LEONARDO: THE WORLD AS A PUZZLE
Leonardo da Vinci approached painting like an experiment: observe, test, refine. In the Mona Lisa, the smoky softness of sfumato blurs edges like a camera lens slightly out of focus, creating lifelike depth and ambiguity. In The Last Supper, he turns a religious scene into a psychological drama, arranging gestures and gazes so your eye “reads” the reactions to Jesus’s announcement.
“Painting is a mental thing.”
— Leonardo da Vinci (often paraphrased from his notes)
When viewing Leonardo, watch the transitions: soft shadows, subtle anatomy, and emotions communicated through hands and posture—almost like silent acting.
MICHELANGELO: MUSCLE, SOUL, AND MONUMENT
Michelangelo thought in stone and bodies—heroic, tense, and spiritual. His David isn’t just a biblical figure; it’s civic confidence carved into marble, poised before action rather than celebrating after victory. On the Sistine Chapel ceiling, the Creation of Adam becomes an electric near-touch, like a visual spark between the divine and human potential.
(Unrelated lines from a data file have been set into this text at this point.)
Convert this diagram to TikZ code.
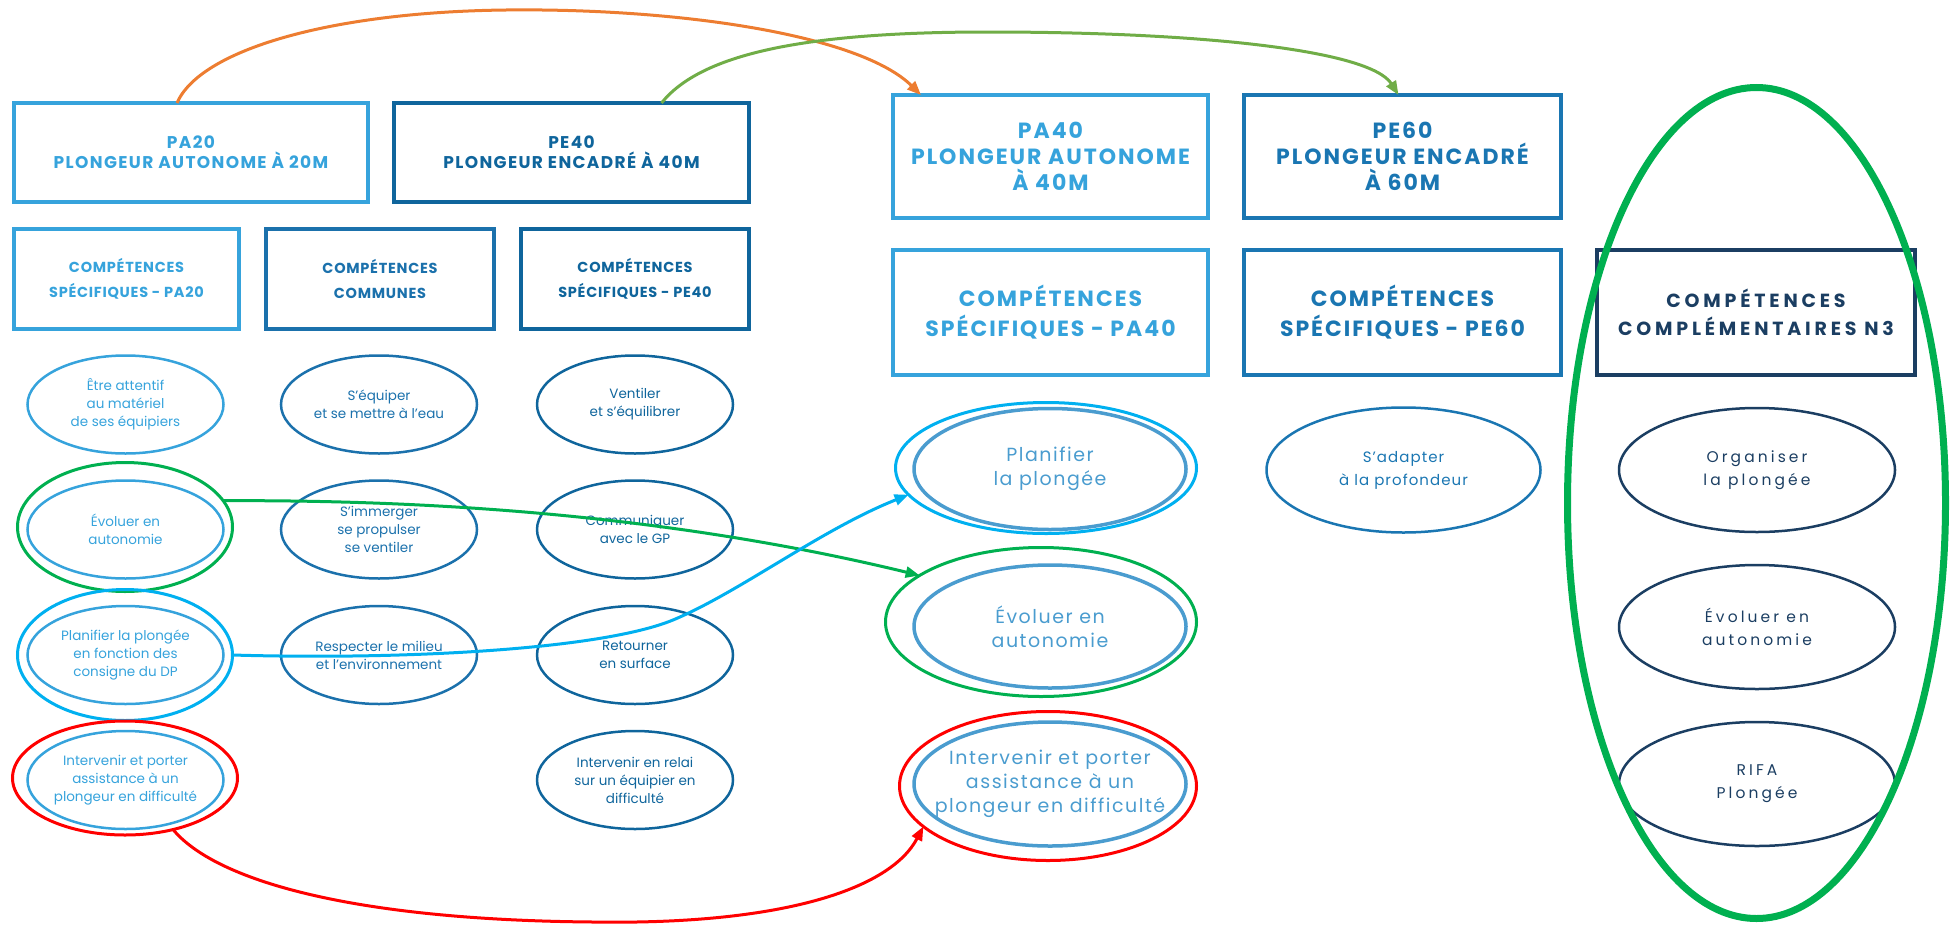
\documentclass[tikz,border=0pt]{standalone}
\usepackage{fontspec}
\setmainfont{Poppins}
\newfontfamily\capsfont[LetterSpace=5]{Poppins}
\newfontfamily\topfont[LetterSpace=8]{Poppins}
\newfontfamily\bigcapsfont[LetterSpace=9]{Poppins}
\newfontfamily\widefont[LetterSpace=20]{Poppins}
\newfontfamily\nfont[LetterSpace=20]{Poppins}
\newfontfamily\midfont[LetterSpace=8]{Poppins}
\newfontfamily\sfont[LetterSpace=7]{Poppins}
\usetikzlibrary{shapes.geometric,arrows.meta}
\definecolor{paB}{HTML}{36A3DC}
\definecolor{comB}{HTML}{1B71AC}
\definecolor{peB}{HTML}{0F659C}
\definecolor{pesixB}{HTML}{1A76B2}
\definecolor{navy}{HTML}{1B3E62}
\definecolor{paE}{HTML}{4A9CCF}
\definecolor{annO}{HTML}{ED7D31}
\definecolor{annLG}{HTML}{70AD47}
\definecolor{annG}{HTML}{00B050}
\definecolor{annB}{HTML}{00B0F0}
\definecolor{annR}{HTML}{FF0000}
\tikzset{
  hbox/.style={draw=#1, text=#1, line width=4pt, inner sep=0pt, outer sep=0pt, align=center},
  smallhead/.style={font=\topfont\bfseries\fontsize{17}{20}\selectfont},
  spechead/.style={font=\capsfont\bfseries\fontsize{14.5}{25}\selectfont},
  bighead/.style={font=\bigcapsfont\bfseries\fontsize{22}{26}\selectfont},
  bigspec/.style={font=\bigcapsfont\bfseries\fontsize{22}{30}\selectfont},
  nthree/.style={font=\widefont\bfseries\fontsize{19}{28}\selectfont},
  skill/.style={ellipse, draw=#1, line width=2.5pt, inner sep=0pt, outer sep=0pt,
    minimum width=196pt, minimum height=98pt},
  bigskill/.style={ellipse, draw=#1, line width=3.5pt, inner sep=0pt, outer sep=0pt, minimum width=272pt},
  nskill/.style={ellipse, draw=navy, line width=2.5pt, inner sep=0pt, outer sep=0pt,
    minimum width=276pt, minimum height=124pt},
  stext/.style={text=#1, align=center, inner sep=0pt, font=\fontsize{13.5}{18}\selectfont},
  bigtext/.style={text=#1, align=center, inner sep=0pt, font=\midfont\fontsize{19}{24}\selectfont},
  ntext/.style={text=navy, align=center, inner sep=0pt, font=\nfont\fontsize{15.5}{23}\selectfont},
  ring/.style={ellipse, draw=#1, line width=3pt, inner sep=0pt, outer sep=0pt},
  link/.style={draw=#1, line width=3pt, -{Triangle[length=14pt,width=11pt]}}
}
\begin{document}
\begin{tikzpicture}[x=1pt,y=-1pt]
\useasboundingbox (0,0) rectangle (1950,926);
% top level boxes
\node[hbox=paB, smallhead, minimum width=354pt, minimum height=99pt] (pa20) at (191,152.5) {PA20\\PLONGEUR AUTONOME À 20M};
\node[hbox=peB, smallhead, minimum width=355pt, minimum height=99pt] (pe40) at (571.5,152.5) {PE40\\PLONGEUR ENCADRÉ À 40M};
\node[hbox=paB, spechead, minimum width=225pt, minimum height=100pt] (specpa20) at (126.5,279) {COMPÉTENCES\\SPÉCIFIQUES - PA20};
\node[hbox=comB, spechead, minimum width=228pt, minimum height=100pt] (communes) at (380,279) {COMPÉTENCES\\COMMUNES};
\node[hbox=peB, spechead, minimum width=228pt, minimum height=100pt] (specpe40) at (635,279) {COMPÉTENCES\\SPÉCIFIQUES - PE40};
\node[hbox=paB, bighead, minimum width=315pt, minimum height=123pt] (pa40) at (1050.5,156.5) {PA40\\PLONGEUR AUTONOME\\À 40M};
\node[hbox=pesixB, bighead, minimum width=317pt, minimum height=123pt] (pe60) at (1402.5,156.5) {PE60\\PLONGEUR ENCADRÉ\\À 60M};
\node[hbox=paB, bigspec, minimum width=315pt, minimum height=125pt] (specpa40) at (1050.5,312.5) {COMPÉTENCES\\SPÉCIFIQUES - PA40};
\node[hbox=pesixB, bigspec, minimum width=317pt, minimum height=125pt] (specpe60) at (1402.5,312.5) {COMPÉTENCES\\SPÉCIFIQUES - PE60};
\node[hbox=navy, nthree, minimum width=318pt, minimum height=125pt] (specnthree) at (1756,312.5) {COMPÉTENCES\\COMPLÉMENTAIRES N3};
% PA20 column
\node[skill=paB] (ea) at (125.5,404.5) {};
\node[stext=paB] (eatx) at (ea) {Être attentif\\au matériel\\de ses équipiers};
\node[skill=paB] (eb) at (125.5,529.5) {};
\node[stext=paB] (ebtx) at (eb) {Évoluer en\\autonomie};
\node[skill=paB] (ec) at (125.5,655) {};
\node[stext=paB] (ectx) at (ec) {Planifier la plongée\\en fonction des\\consigne du DP};
\node[skill=paB] (ed) at (125.5,780) {};
\node[stext=paB] (edtx) at (ed) {Intervenir et porter\\assistance à un\\plongeur en difficulté};
% communes
\node[skill=comB] (ca) at (379,404.5) {};
\node[stext=comB] (catx) at (ca) {S’équiper\\et se mettre à l’eau};
\node[skill=comB] (cb) at (379,529.5) {};
\node[stext=comB] (cbtx) at (cb) {S’immerger\\se propulser\\se ventiler};
\node[skill=comB] (cc) at (379,655) {};
\node[stext=comB] (cctx) at (cc) {Respecter le milieu\\et l’environnement};
% PE40
\node[skill=peB] (pa) at (635,404.5) {};
\node[stext=peB] (patx) at (pa) {Ventiler\\et s’équilibrer};
\node[skill=peB] (pb) at (635,529.5) {};
\node[stext=peB] (pbtx) at (pb) {Communiquer\\avec le GP};
\node[skill=peB] (pc) at (635,655) {};
\node[stext=peB] (pctx) at (pc) {Retourner\\en surface};
\node[skill=peB] (pd) at (635,780) {};
\node[stext=peB] (pdtx) at (pd) {Intervenir en relai\\sur un équipier en\\difficulté};
% PA40
\node[bigskill=paE, minimum height=121pt] (aa) at (1050,469) {};
\node[bigtext=paE] (aatx) at (aa) {Planifier\\la plongée};
\node[bigskill=paE, minimum height=123pt] (ab) at (1050,626.5) {};
\node[bigtext=paE] (abtx) at (ab) {Évoluer en\\autonomie};
\node[bigskill=paE, minimum height=124pt] (ac) at (1050,784) {};
\node[bigtext=paE] (actx) at (ac) {Intervenir et porter\\assistance à un\\plongeur en difficulté};
% PE60
\node[skill=pesixB, minimum width=274pt, minimum height=125pt] (sa) at (1403.5,470) {};
\node[stext=pesixB, font=\sfont\fontsize{15}{23}\selectfont] (satx) at (sa) {S’adapter\\à la profondeur};
% N3
\node[nskill] (na) at (1757,470) {};
\node[ntext] (natx) at (na) {Organiser\\la plongée};
\node[nskill] (nb) at (1757,627) {};
\node[ntext] (nbtx) at (nb) {Évoluer en\\autonomie};
\node[nskill] (nc) at (1757,784) {};
\node[ntext] (nctx) at (nc) {RIFA\\Plongée};
% annotation rings
\node[ring=annG, minimum width=215pt, minimum height=129pt] (gA) at (125,527) {};
\node[ring=annB, minimum width=215pt, minimum height=131pt] (bA) at (125,655) {};
\node[ring=annR, minimum width=225pt, minimum height=114pt] (rA) at (125,778) {};
\node[ring=annB, minimum width=301pt, minimum height=131pt] (bB) at (1046,468) {};
\node[ring=annG, minimum width=311pt, minimum height=149pt] (gB) at (1041,622) {};
\node[ring=annR, minimum width=297pt, minimum height=149pt] (rB) at (1048,786) {};
\node[ring=annG, line width=7pt, minimum width=378pt, minimum height=831pt] (bigG) at (1756.5,503) {};
% connectors
\draw[link=annO] ([xshift=-14pt]pa20.north) .. controls (200,50) and (330,12) .. (506,10) .. controls (680,8) and (860,35) .. ([xshift=28pt]pa40.north west);
\draw[link=annLG] ([xshift=90pt]pe40.north) .. controls (700,55) and (800,32) .. (988,32) .. controls (1200,32) and (1370,50) .. ([xshift=-4pt]pe60.north);
\draw[link=annG] (gA.15) .. controls (400,500) and (650,510) .. (gB.159);
\draw[link=annB] (bA.east) .. controls (400,660) and (600,650) .. (673,620) .. controls (740,592) and (820,530) .. (bB.191);
\draw[link=annR] (rA.-47) .. controls (215,880) and (350,920) .. (593,922) .. controls (780,925) and (890,890) .. (rB.198);
\end{tikzpicture}
\end{document}
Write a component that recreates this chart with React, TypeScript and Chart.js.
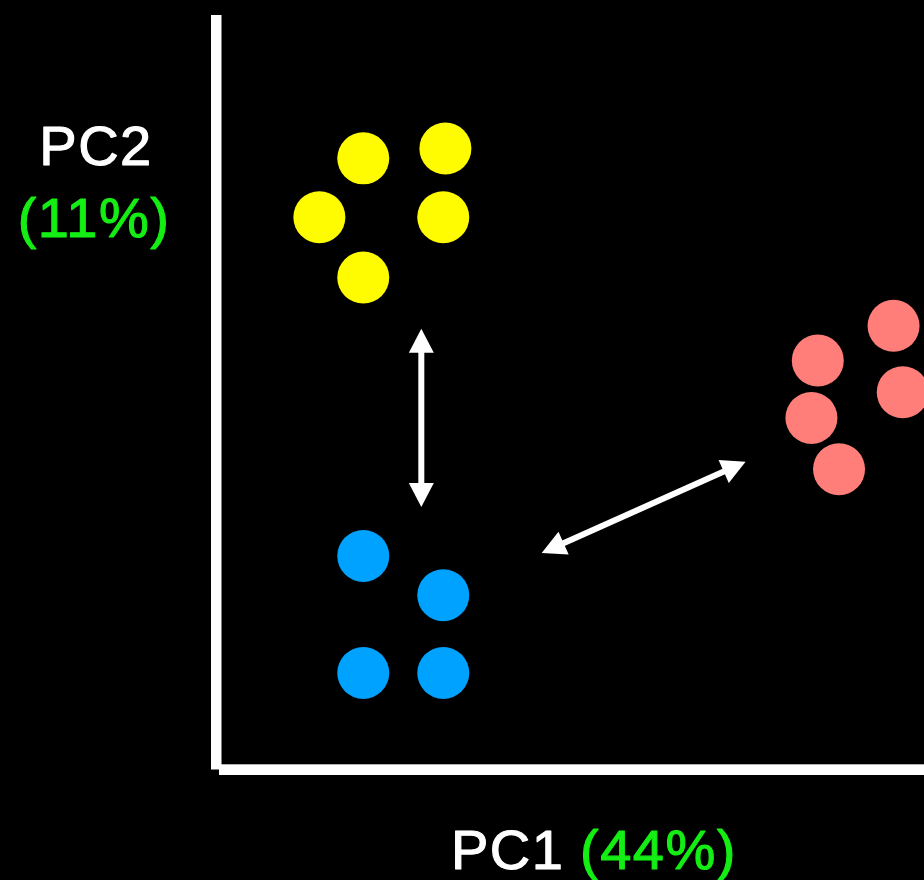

“I saw the angel in the marble and carved until I set him free.”
— Michelangelo (traditional attribution)
Michelangelo’s figures can look “too perfect” to modern eyes, but that idealization was deliberate—meant to suggest inner greatness, not everyday realism.
RAPHAEL: HARMONY AS A SUPERPOWER
Raphael is the master of composed elegance—art that feels effortless, even when it’s highly engineered. In The School of Athens, he stages ancient philosophers in a grand architectural set, turning intellectual history into a social scene you can stroll through. His Madonna paintings, tender but structured, became templates for religious imagery across Europe.
Raphael’s School of Athens includes contemporary faces: Plato is often thought to resemble Leonardo, and the brooding figure of Heraclitus is frequently linked to Michelangelo—an artistic nod across rival studios.
- Curiosity-driven: art meets science
- Sfumato and psychological realism
- Compositions that guide your eye like a story
- Michelangelo: sculptural power and spiritual drama
- Raphael: balance, clarity, and social harmony
- Both shaped the “ideal” look of the High Renaissance
- High Renaissance art aimed for harmony, idealized beauty, and persuasive storytelling through images.
- Leonardo made painting feel like inquiry—soft edges, deep psychology, and careful composition.
- Michelangelo turned the human body into a monument of emotion, faith, and civic pride.
- Raphael perfected balance and clarity, making complex ideas feel natural and accessible.
- To spot a masterpiece quickly: look for innovative technique, confident composition, and a big idea made visible.